You only need more regulation when your current regulations are failing. But the EPA just sent out a press release today claiming that toxic chemical releases showed a reduction in 2008:
The analysis, which includes data on 650 chemicals from more than 21,000 facilities, found that total releases to air decreased 14 percent, while releases to surface water increased 3 percent.
The report shows decreases in the releases of persistent, bioaccumulative, and toxic chemicals including lead, dioxin, and mercury. Total disposal or other releases of mercury decreased 11 percent. Dioxin releases or disposal decreased 77 percent, while lead releases decreased by 2 percent. Releases of polychlorinated biphenyls (PCBs) increased 121 percent. Because PCBs are no longer used in U.S. manufacturing, these releases represent the removal of PCBs from service for disposal at regulated hazardous waste facilities.
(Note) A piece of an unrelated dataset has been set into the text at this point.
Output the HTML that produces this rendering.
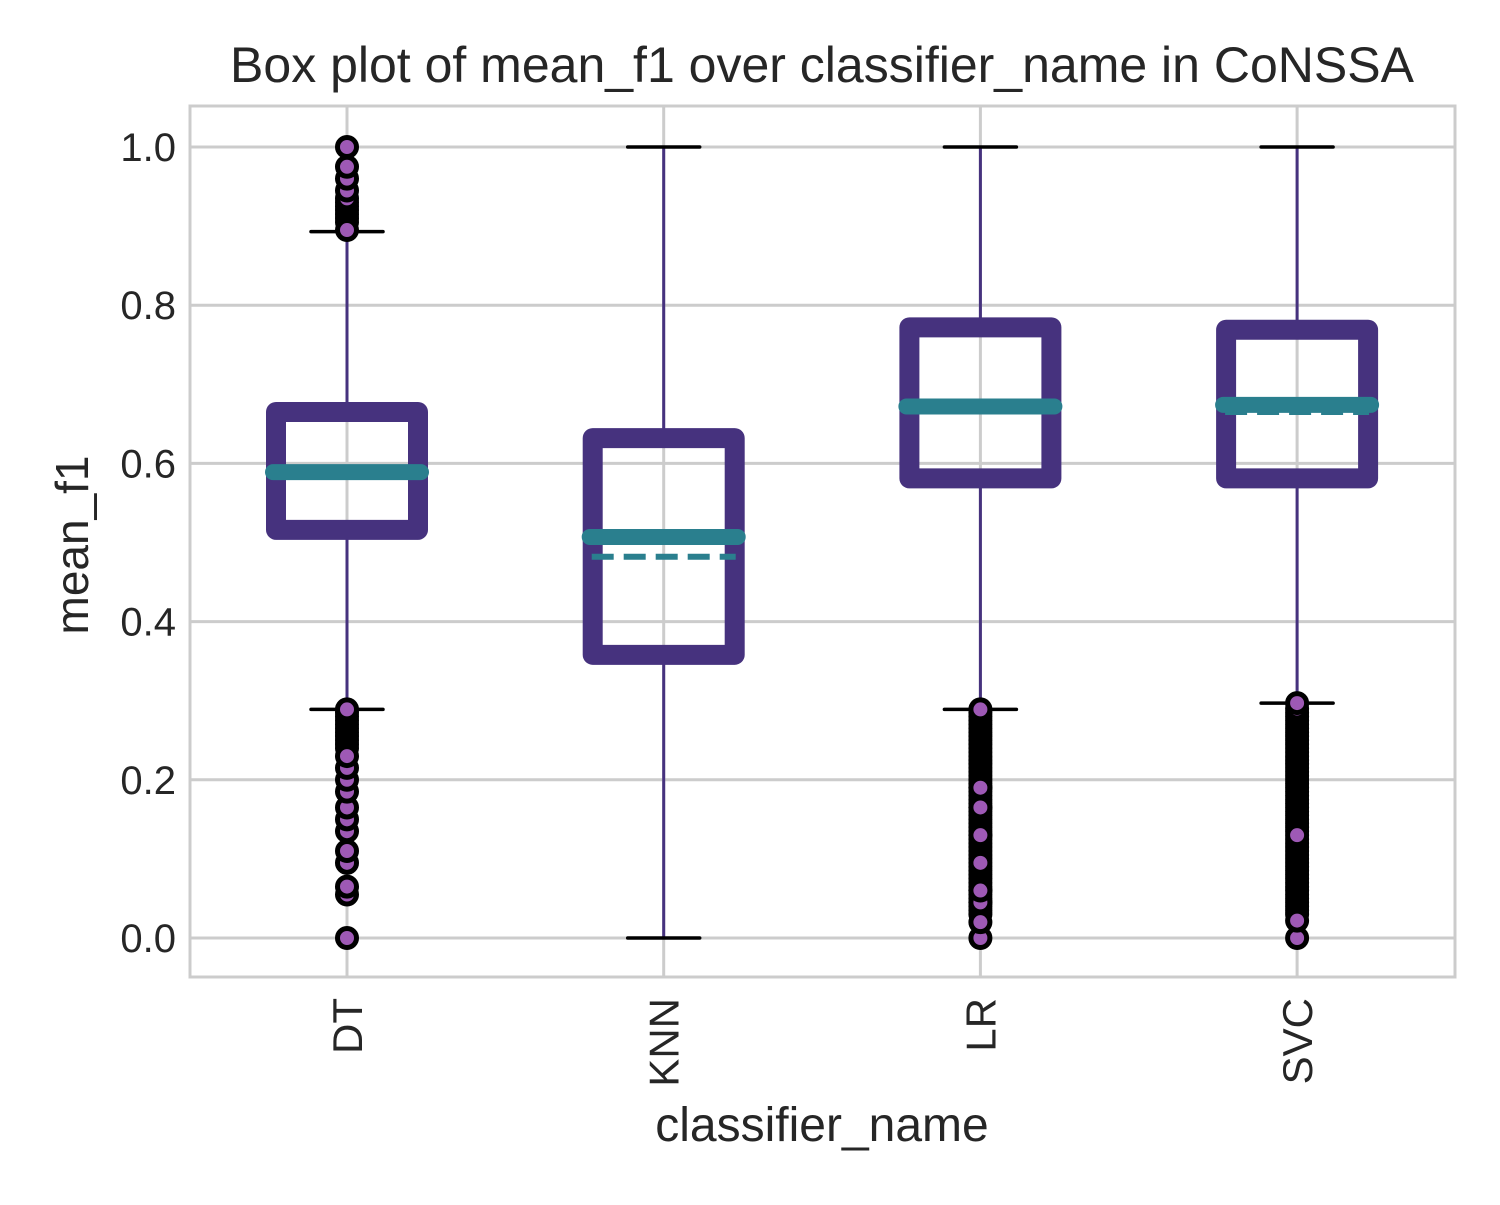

So why this move to make carbon dioxide the tobacco of gases? It’s a way to put pressure on Congress to pass some sort of cap-and-trade legislation. The Wall Street Journal said it best:
With cap and trade blown apart in the Senate, the White House has chosen to impose taxes and regulation across the entire economy under clean-air laws that were written decades ago and were never meant to apply to carbon. With this doomsday machine activated, Mr. Obama hopes to accomplish what persuasion and debate among his own party manifestly cannot.
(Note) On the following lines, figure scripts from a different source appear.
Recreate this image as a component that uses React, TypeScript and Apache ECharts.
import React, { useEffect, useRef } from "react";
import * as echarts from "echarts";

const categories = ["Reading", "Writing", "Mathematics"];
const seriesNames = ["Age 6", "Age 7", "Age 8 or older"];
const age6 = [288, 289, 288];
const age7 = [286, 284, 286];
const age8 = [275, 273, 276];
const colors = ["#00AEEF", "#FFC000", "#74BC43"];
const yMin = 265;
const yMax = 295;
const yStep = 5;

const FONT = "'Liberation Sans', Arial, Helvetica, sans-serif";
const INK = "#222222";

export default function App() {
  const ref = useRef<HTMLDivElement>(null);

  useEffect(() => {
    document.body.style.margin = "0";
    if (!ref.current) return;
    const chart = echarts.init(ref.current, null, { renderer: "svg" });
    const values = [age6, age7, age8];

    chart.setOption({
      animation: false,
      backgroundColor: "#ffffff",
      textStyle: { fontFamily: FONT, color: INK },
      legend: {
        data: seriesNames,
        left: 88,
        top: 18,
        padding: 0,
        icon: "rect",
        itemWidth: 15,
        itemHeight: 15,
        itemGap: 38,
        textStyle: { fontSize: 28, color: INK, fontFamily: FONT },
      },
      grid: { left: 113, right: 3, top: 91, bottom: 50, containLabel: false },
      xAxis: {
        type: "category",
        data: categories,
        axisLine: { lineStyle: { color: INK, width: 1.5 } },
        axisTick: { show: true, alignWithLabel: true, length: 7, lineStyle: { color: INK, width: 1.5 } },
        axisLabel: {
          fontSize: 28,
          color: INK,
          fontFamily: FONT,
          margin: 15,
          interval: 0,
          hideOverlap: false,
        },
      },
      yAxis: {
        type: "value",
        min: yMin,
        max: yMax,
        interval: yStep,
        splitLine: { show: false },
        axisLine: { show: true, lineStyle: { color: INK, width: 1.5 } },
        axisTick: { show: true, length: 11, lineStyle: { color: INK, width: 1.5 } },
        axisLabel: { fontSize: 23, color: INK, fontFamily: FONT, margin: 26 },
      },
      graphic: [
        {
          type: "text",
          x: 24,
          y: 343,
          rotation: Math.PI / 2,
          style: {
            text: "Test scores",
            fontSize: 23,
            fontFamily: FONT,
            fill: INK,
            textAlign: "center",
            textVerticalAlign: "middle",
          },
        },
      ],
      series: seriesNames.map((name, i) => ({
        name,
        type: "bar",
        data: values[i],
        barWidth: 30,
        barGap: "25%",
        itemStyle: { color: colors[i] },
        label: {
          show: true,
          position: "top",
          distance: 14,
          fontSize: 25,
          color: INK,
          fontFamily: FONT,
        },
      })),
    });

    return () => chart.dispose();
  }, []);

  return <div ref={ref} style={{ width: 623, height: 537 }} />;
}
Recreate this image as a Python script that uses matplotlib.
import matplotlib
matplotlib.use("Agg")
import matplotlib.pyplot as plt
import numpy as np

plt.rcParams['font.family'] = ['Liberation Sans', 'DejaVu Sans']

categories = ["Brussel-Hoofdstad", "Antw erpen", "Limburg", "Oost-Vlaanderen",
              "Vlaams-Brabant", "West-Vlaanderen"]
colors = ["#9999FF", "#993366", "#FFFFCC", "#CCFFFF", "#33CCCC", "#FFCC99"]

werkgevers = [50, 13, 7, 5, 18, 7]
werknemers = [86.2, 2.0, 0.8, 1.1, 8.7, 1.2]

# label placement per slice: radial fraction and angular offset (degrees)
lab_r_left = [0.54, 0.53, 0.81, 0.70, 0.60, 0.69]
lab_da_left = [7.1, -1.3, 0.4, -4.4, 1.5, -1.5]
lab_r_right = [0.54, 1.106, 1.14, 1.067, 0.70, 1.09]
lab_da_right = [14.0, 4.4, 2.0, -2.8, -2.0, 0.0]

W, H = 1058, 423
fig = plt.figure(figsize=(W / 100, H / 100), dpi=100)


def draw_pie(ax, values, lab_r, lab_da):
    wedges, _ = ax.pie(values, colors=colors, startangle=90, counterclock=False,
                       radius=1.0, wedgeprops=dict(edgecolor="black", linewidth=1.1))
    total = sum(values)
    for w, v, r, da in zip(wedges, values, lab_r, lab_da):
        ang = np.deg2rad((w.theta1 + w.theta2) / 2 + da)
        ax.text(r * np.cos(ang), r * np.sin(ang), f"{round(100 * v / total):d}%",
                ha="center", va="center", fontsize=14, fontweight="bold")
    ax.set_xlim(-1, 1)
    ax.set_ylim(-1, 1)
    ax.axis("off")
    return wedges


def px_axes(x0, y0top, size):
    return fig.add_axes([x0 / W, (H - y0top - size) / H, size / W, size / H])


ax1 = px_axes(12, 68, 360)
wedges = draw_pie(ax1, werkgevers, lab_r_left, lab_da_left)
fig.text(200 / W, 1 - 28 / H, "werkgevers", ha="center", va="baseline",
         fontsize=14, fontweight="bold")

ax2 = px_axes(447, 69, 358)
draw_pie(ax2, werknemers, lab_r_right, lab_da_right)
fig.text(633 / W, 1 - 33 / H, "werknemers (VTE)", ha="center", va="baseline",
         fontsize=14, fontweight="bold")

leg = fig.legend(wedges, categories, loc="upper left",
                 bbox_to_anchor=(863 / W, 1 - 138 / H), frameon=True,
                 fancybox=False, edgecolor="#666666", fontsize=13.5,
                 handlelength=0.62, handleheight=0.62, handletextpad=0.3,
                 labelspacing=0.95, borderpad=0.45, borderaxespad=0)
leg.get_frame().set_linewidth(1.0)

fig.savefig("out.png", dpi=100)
This reckless “endangerment finding” is a political ultimatum: The many Democrats wary of levelling huge new costs on their constituents must surrender, or else the EPA’s carbon police will inflict even worse consequences.
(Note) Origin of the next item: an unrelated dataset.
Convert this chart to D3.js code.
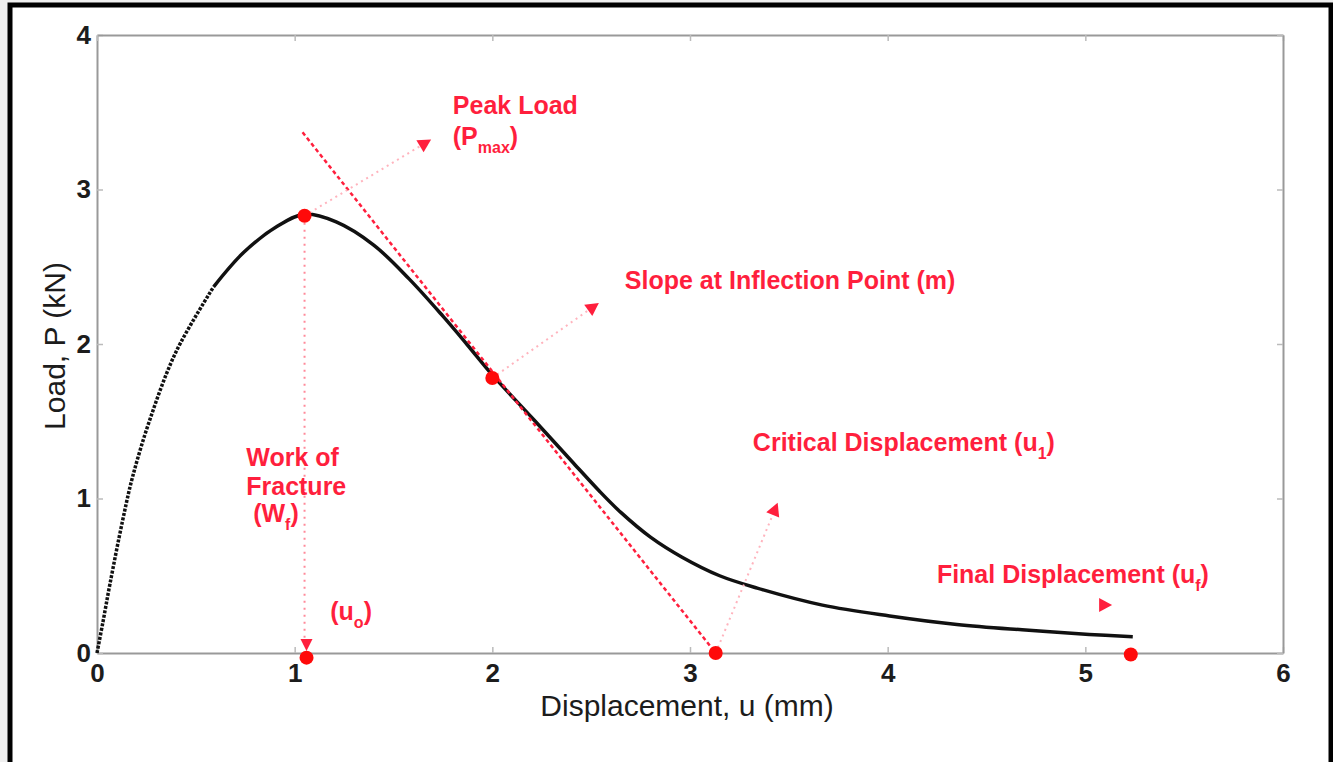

The gambit is also meant to coerce businesses, on the theory that they’ll beg for cap and trade once the command-and-control regulatory pain grows too acute—not to mention the extra bribes in the form of valuable carbon permits that Democrats, since you ask, are happy to dispense. Ms. Jackson appealed to “the science” and waved off any political implications, yet the formal finding was not coincidentally announced at the start of the U.N.’s Copenhagen climate conference
Hopefully Congress won’t succumb to this artificial pressure. While EPA regulations on carbon dioxide emissions will hurt our state and national economy in the short run, at least the regs can be rolled back depending on who win the next election. A cap-and-trade bill from Congress would be far more damaging in the long term and far more complicated to undo. Russ Harding at the Mackinac Center for Public Policy in Michigan said the following:
While only large industrial facilities have the potential to emit 250 tons of pollutants like sulfur dioxide, this is not the case with CO2. Many office buildings, enclosed malls, small buildings and other commercial establishments will now be required to obtain PSD permits. PSD permits require months of time and considerable money to obtain. EPA estimated that in 2007 an average PSD permit cost $125,120 to obtain and required 301 hours for EPA or a state environmental agency to process.
The EPA is already doing a number on our state’s coal mining industry. They pulled 79 surface mining permits for further review; 23 of those were for surface mine projects here in West Virginia. This move has created uncertainty in the coal industry, resulting in a decline in mining output this year. Just today news broke that 500 miners are being laid off by CONSOL Energy.
The EPA is determined to limit the use of coal despite having nothing to replace it with, and West Virginia will pay in higher taxes, higher utility prices, and higher unemployment.